Нужно сказать, что внимание обратили, и трудно было не обратить. То, что врача-музыканта часто видели с Петровым, бросалось в глаза и вызывало вопросы. Ведь помимо неформальных, скрытых контактов, общение осуществлялось на виду и не только на официальных приемах. Петров вместе с Бялогурским летал из Канберры в Сидней и обратно, даже начал брать с собой поляка на встречу дипкурьеров, хотя в советской дипломатической практике эта процедура всегда организовывалась с соблюдением повышенных мер безопасности и конфиденциальности. Однако в какой-то момент он почувствовал, что это слишком тесное общение вызывает недоумение в посольстве и на него бросают косые взгляды. Пошли разговоры, пересуды. О подозрительном контакте резидента сообщили в центр (это могли сделать посол, торговый атташе или военные) Пришлось принимать меры предосторожности.

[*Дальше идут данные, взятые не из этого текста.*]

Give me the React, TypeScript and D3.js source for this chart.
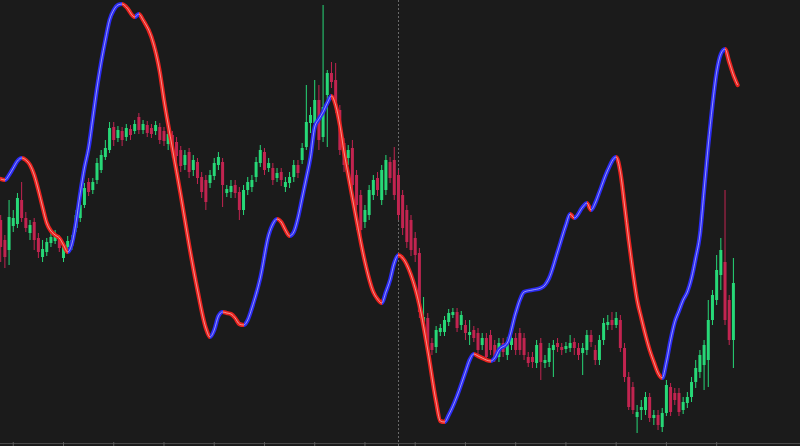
import React, { useEffect, useRef } from "react";
import * as d3 from "d3";

const W = 800;
const H = 446;

const opens = [280,260,250,274,276,300,282,267,278,262,
243,248,257,259,262,242,253,254,272,282,
295,318,310,320,330,343,350,373,362,369,
363,371,369,383,370,375,372,369,373,369,
356,365,358,350,335,348,330,338,323,320,
317,324,335,338,307,308,315,308,290,310,
313,323,337,348,332,332,322,328,313,317,
323,335,340,353,377,377,400,363,405,427,
420,390,357,342,352,325,305,278,285,305,
322,300,310,338,340,325,305,290,280,262,
247,178,182,157,153,168,168,178,185,188,
175,175,165,170,167,155,162,165,155,143,
157,145,155,162,167,162,143,143,137,157,
137,138,150,157,153,151,152,158,152,147,
150,165,150,140,160,175,180,175,180,152,
123,113,83,90,90,103,82,85,73,87,
113,107,107,90,97,103,118,128,135,140,
180,200,225,238,200,160];

const closes = [253,243,283,282,302,282,272,275,260,248,
251,258,263,264,252,253,259,260,285,295,
312,308,318,337,345,352,372,360,370,360,
372,365,376,370,376,367,366,375,360,359,
366,348,344,334,345,328,340,322,308,298,
325,337,343,315,311,314,307,290,310,318,
320,338,350,330,337,320,327,320,318,323,
335,327,352,378,385,400,360,393,427,418,
393,350,335,350,315,295,270,290,310,320,
310,330,340,322,305,285,272,258,250,245,
188,183,150,150,170,172,180,187,188,172,
185,167,168,162,150,162,143,150,143,157,
148,158,162,150,150,145,137,138,155,138,
140,152,155,153,150,154,157,152,145,152,
165,158,140,160,177,178,175,182,152,123,
93,90,88,93,103,82,85,75,87,115,
88,100,88,98,103,118,132,145,155,180,
205,230,250,180,160,217];

const highs = [285,265,300,290,307,318,288,280,282,267,
260,262,268,270,265,257,264,265,290,300,
317,322,322,342,350,360,378,378,374,373,
376,375,380,387,380,379,376,379,377,373,
370,369,363,354,350,352,345,342,328,325,
330,342,348,342,315,320,320,313,315,323,
325,343,355,352,342,337,332,332,323,328,
340,340,357,415,393,420,415,495,430,438,
437,395,362,355,360,330,310,295,315,325,
328,335,345,343,353,330,310,295,285,268,
252,203,187,162,174,176,184,191,192,192,
189,180,180,174,172,167,167,170,160,162,
162,163,167,167,172,167,148,148,160,162,
145,157,160,162,157,158,165,162,157,157,
170,170,155,165,182,185,188,188,185,157,
128,118,95,100,108,107,90,90,92,120,
117,112,112,103,108,123,140,150,160,200,
210,245,262,310,205,242];

const lows = [238,232,235,268,272,278,268,260,250,242,
238,244,253,256,248,238,248,250,268,278,
292,304,306,316,327,340,347,354,358,354,
359,360,366,366,366,363,362,365,356,354,
350,342,338,328,330,322,324,316,302,290,
312,320,330,293,303,302,302,280,285,305,
308,318,333,325,328,315,318,314,308,312,
318,322,336,350,367,374,350,358,353,412,
387,345,328,335,308,270,260,272,280,300,
304,295,305,317,300,280,265,252,244,238,
182,175,145,145,147,164,164,174,182,168,
170,160,155,158,145,150,138,145,138,138,
143,140,150,145,145,140,133,132,132,120,
132,133,123,148,145,147,148,145,140,125,
145,153,135,135,155,170,170,172,148,118,
90,86,67,80,85,78,75,70,68,84,
84,95,84,86,92,98,112,122,110,113,
175,195,210,175,155,132];

// smoothed trend line (key readings at candle indices)
const lineIdx = [0,1,2,3,4,5,6,7,8,9,10,11,12,13,14,15,16,17,18,19,20,21,22,23,24,25,26,27,28,29,30,32,33,34,36,38,39,41,43,45,47,49,50,51,52,53,54,55,56,57,58,59,60,62,64,65,66,67,68,69,70,71,72,73,74,75,76,77,78,79,80,81,82,83,85,87,89,90,91,92,93,94,95,96,98,100,102,104,105,106,107,109,111,112,113,114,115,116,117,118,119,121,123,124,125,127,129,130,131,133,135,136,137,139,140,141,142,143,145,147,148,149,150,151,152,153,154,155,156,157,158,159,160,161,162,163,164,165,166,167,168,169,170,171,172,173,174,175,176];
const lineVal = [321,320,325,332,339,342,340,335,325,310,293,277,269,265,262,255,248,256,278,307,332,352,382,412,438,460,480,490,495,496,493,483,486,480,463,428,400,352,305,255,210,172,163,170,184,188,187,186,182,176,175,180,192,222,265,276,281,278,270,264,268,282,302,322,343,373,381,388,397,404,395,375,348,325,280,238,208,201,197,208,220,237,245,242,225,195,150,98,79,78,85,104,128,140,146,144,142,140,139,142,150,157,187,200,208,210,212,215,222,248,275,286,282,293,297,290,297,308,330,343,328,295,260,228,200,182,165,150,138,127,122,138,160,178,189,200,208,222,242,265,310,355,395,428,446,451,438,425,415];

const tickIdx = [3,15,27,39,51,63,75,87,99,111,123,135,147,159,171];
const markerIdx = 95;

const BG = "#1b1b1b";
const UP = "#27d877";
const DOWN = "#c22450";
const LINE_UP = "#2b2bf2";
const LINE_DOWN = "#e8221e";

export default function App() {
  const ref = useRef<SVGSVGElement>(null);

  useEffect(() => {
    document.body.style.margin = "0";
    const svg = d3.select(ref.current);
    svg.selectAll("*").remove();

    const x = d3.scaleLinear().domain([0, 175]).range([0.7, 733.4]);
    const y = d3.scaleLinear().domain([54, 500]).range([H, 0]);
    const yl = d3.scaleLinear().domain([54, 500]).range([H, 0]);

    svg.append("rect").attr("width", W).attr("height", H).attr("fill", BG);

    // marker line
    svg.append("line")
      .attr("x1", Math.round(x(markerIdx)) + 0.5).attr("x2", Math.round(x(markerIdx)) + 0.5)
      .attr("y1", 0).attr("y2", H)
      .attr("stroke", "#6a6a6a").attr("stroke-width", 1).attr("stroke-dasharray", "2,2");

    // axis
    svg.append("line").attr("x1", 0).attr("x2", W).attr("y1", 443.5).attr("y2", 443.5)
      .attr("stroke", "#4a4a4a").attr("stroke-width", 1);
    svg.selectAll("line.tick").data(tickIdx).enter().append("line")
      .attr("class", "tick")
      .attr("x1", d => x(d)).attr("x2", d => x(d))
      .attr("y1", 442).attr("y2", H)
      .attr("stroke", "#5c5c5c").attr("stroke-width", 1);

    const idx = d3.range(opens.length);
    const g = svg.append("g");
    // wicks
    g.selectAll("line.wick").data(idx).enter().append("line")
      .attr("class", "wick")
      .attr("x1", i => x(i)).attr("x2", i => x(i))
      .attr("y1", i => y(highs[i])).attr("y2", i => y(lows[i]))
      .attr("stroke", i => (closes[i] >= opens[i] ? UP : DOWN))
      .attr("stroke-width", 1);
    // bodies
    const bw = 3;
    g.selectAll("rect.body").data(idx).enter().append("rect")
      .attr("class", "body")
      .attr("x", i => x(i) - bw / 2)
      .attr("width", bw)
      .attr("y", i => y(Math.max(opens[i], closes[i])))
      .attr("height", i => Math.max(1, Math.abs(y(opens[i]) - y(closes[i]))))
      .attr("fill", i => (closes[i] >= opens[i] ? UP : DOWN));

    // gradient for line direction
    const defs = svg.append("defs");
    const grad = defs.append("linearGradient").attr("id", "dirGrad")
      .attr("gradientUnits", "userSpaceOnUse")
      .attr("x1", 0).attr("x2", W).attr("y1", 0).attr("y2", 0);
    let prevColor = LINE_DOWN;
    for (let k = 0; k < lineIdx.length - 1; k++) {
      const c = lineVal[k + 1] > lineVal[k] ? LINE_UP : lineVal[k + 1] < lineVal[k] ? LINE_DOWN : prevColor;
      prevColor = c;
      const x0 = x(lineIdx[k]) / W;
      const x1 = x(lineIdx[k + 1]) / W;
      grad.append("stop").attr("offset", x0).attr("stop-color", c);
      grad.append("stop").attr("offset", x1).attr("stop-color", c);
    }

    const pts = lineIdx.map((d, k) => [x(d), yl(lineVal[k])] as [number, number]);
    const lineGen = d3.line().curve(d3.curveMonotoneX);
    const pathD = lineGen(pts) as string;
    svg.append("path").attr("d", pathD).attr("fill", "none")
      .attr("stroke", "url(#dirGrad)").attr("stroke-width", 4.2)
      .attr("stroke-linejoin", "round").attr("stroke-linecap", "round");
    svg.append("path").attr("d", pathD).attr("fill", "none")
      .attr("stroke", "#ffffff").attr("stroke-opacity", 0.5).attr("stroke-width", 1)
      .attr("stroke-linejoin", "round");
  }, []);

  return (
    <svg ref={ref} width={W} height={H}
      style={{ display: "block", position: "absolute", left: 0, top: 0 }} />
  );
}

«Ты, вероятно удивляешься, почему я больше не беру тебя с собой встречать в аэропорту наших дипкурьеров и официальных лиц, – сказал Петров Бялогурскому. – Если бы я и дальше делал это, наши люди отнеслись бы к этому не очень хорошо. Помнишь, как ты приехал со мной на встречу в порту нашего сотрудника, направлявшегося в Новую Зеландию. Так вот в Москву доложили, что ты был при его встрече вместе со мной на судне. Поэтому нам лучше не появляться вместе без крайней необходимости. Эти люди постоянно следят друг за другом, и если у них появляется возможность подставить друг другу ножку, они обязательно сделают это. Когда они увидят нас, то обязательно скажут: опять Петров и Бялогурский пьют вместе. Как будто для них это имеет какое-то значение»[426].

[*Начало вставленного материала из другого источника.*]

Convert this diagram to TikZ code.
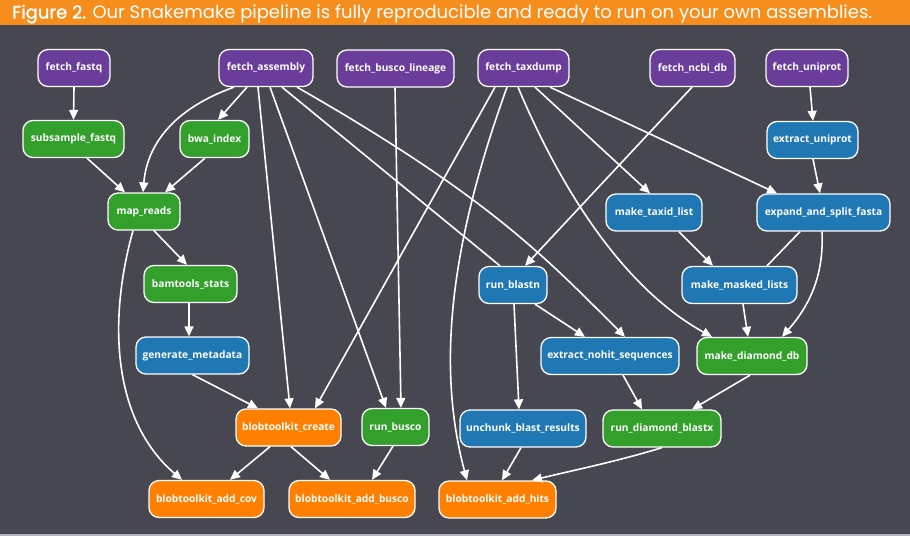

Хотя в посольстве были осведомлены о подозрительной «связи» резидента, докопаться до сути там не успели, и толком не знали, что из себя представляет Бялогурский. Харьковец, например, называл его «чехом»[427]. И дипломаты, и военные могли лишь предполагать, что он как-то связан со спецслужбами.
Когда Петров выпивал и у него развязывался язык, он говорил Бялогурскому, что в посольстве, дескать, завидуют его дружбе с «местным». В беседах же со своими коллегами он мог ссылаться на задачи «агентурной разработки», что служило неплохим прикрытием. Но шло время, а результатов эта «разработка» не давала.
Идиллическое партнерство двух агентов не могло длиться бесконечно. Вероятно, оба могли и дальше общаться в свое удовольствие, для порядка отправляя малозначимые донесения кураторам в своих ведомствах, однако те требовали конкретной отдачи. Москву раздражало отсутствие ощутимых достижений в деятельности Петрова, а АСИО – в деятельности Бялогурского. Последний уверял контрразведчиков, что «плод» вот-вот созреет и сам упадет им в руки, но этого не происходило. В АСИО все более скептически относились к обещаниям своего агента, вызывали возмущение и его завышенные, как считали в службе безопасности, финансовые запросы.